If $T^{ab}$ is an antisymmetric tensor, prove:
$$T^{ab}_{;b} = \frac{1}{\sqrt{g}}\partial_b(\sqrt{g}T^{ab}).$$
In this example, $g=|\text{det}g_{ab}|$. I already proved in a previous example that $\Gamma_{ab}^b = \partial_a\text{ln}\sqrt{g} = \frac{1}{\sqrt{g}}\partial_a\sqrt{g}$.
Attempt:
The covariant derivative can be expanded to
$$T^{ab}_{;b} = \partial_bT^{ab} + \Gamma_{bd}^aT^{bd} + \Gamma^{b}_{bd}T^{ad}. (1)$$
$\Gamma^{b}_{bd} = \Gamma^{b}_{db}$ can be written using the identity above, as
$$\Gamma^{b}_{bd} = \frac{1}{\sqrt{g}}\partial_b\sqrt{g}. (2)$$
Substituting this back into (1) and pulling out $1/\sqrt{g}$.
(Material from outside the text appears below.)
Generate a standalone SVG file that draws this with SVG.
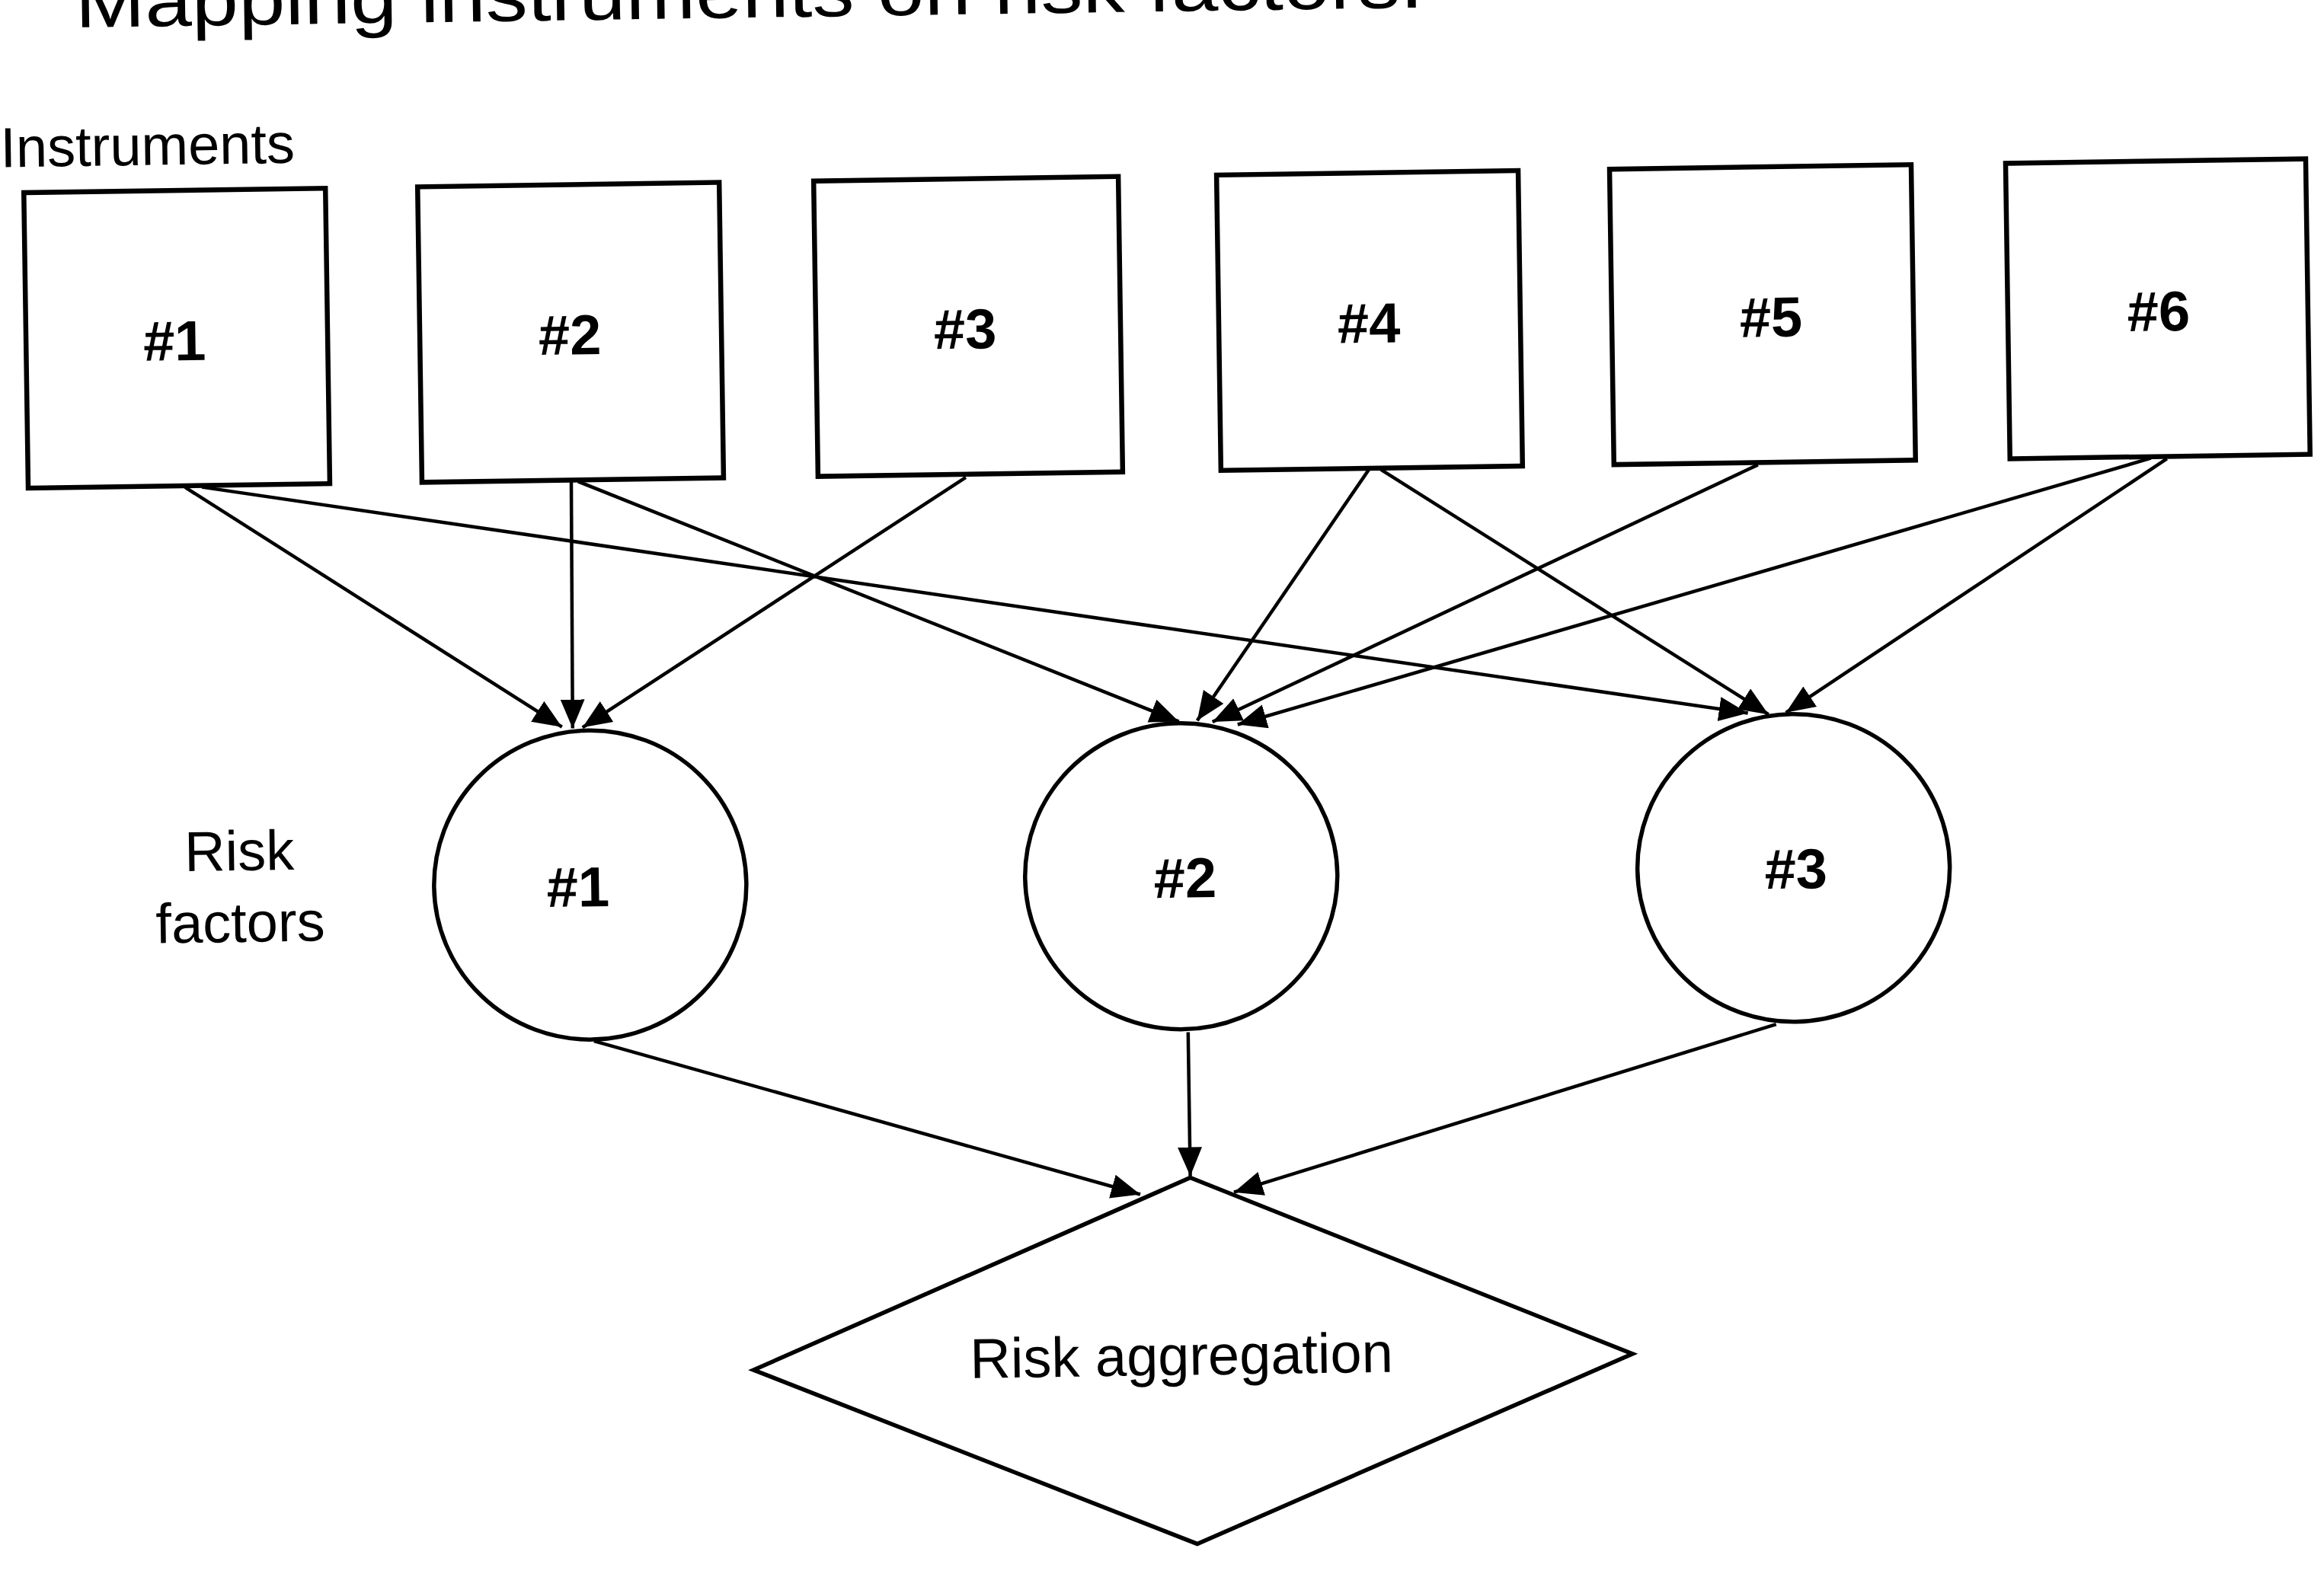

$$T^{ab}_{;b} = \frac{1}{\sqrt{g}}(\sqrt{g}\partial_bT^{ab} + \sqrt{g}\Gamma_{bd}^aT^{bd} + \partial_b\sqrt{g}T^{ad}). (3)$$
I then group the first and third terms.
$$T^{ab}_{;b} = \frac{1}{\sqrt{g}}\left[\partial_b(\sqrt{g}T^{ab}) + \sqrt{g}\Gamma_{bd}^aT^{bd}\right]. (4)$$
This is not right obviously. I'm not sure how to use the antisymmetric properties to arrive at the answer. I was able to prove some similar identity by taking the covariant derivative of a (1,0) tensor, so I tried the same thing here with this tensor. I'm new to tensor algebra/calculus so I'm not confident in my process.
Best Answer
Slight correction: since $\Gamma_{bd}^b=\frac{1}{\sqrt{|g|}}\partial_\color{red}{d}\sqrt{|g|}$,$$T_{;b}^{ab}=\partial_\color{blue}{d}T^{a\color{blue}{d}}+\color{limegreen}{\Gamma_{bd}^aT^{bd}}+\Gamma_{bd}^dT^{ad}=\frac{1}{\sqrt{|g|}}\partial_d\left(\sqrt{|g|}T^{ad}\right),$$where the blue indices have been renamed from $b$ to $d$ to make a subsequent use of the Leibniz rule easier to notice. The green term vanishes for the reason @BenceRacskó noticed, namely contracting a $bd$-symmetric Christoffel symbol with the antisymmetric tensor. For example, $\Gamma_{bd}^aT^{bd}$ includes both $\Gamma_{12}^0T^{12}$ and $\Gamma_{21}^0T^{21}=\Gamma_{12}^0\cdot-T^{12}=-\Gamma_{12}^0T^{12}$, but these sum to $0$.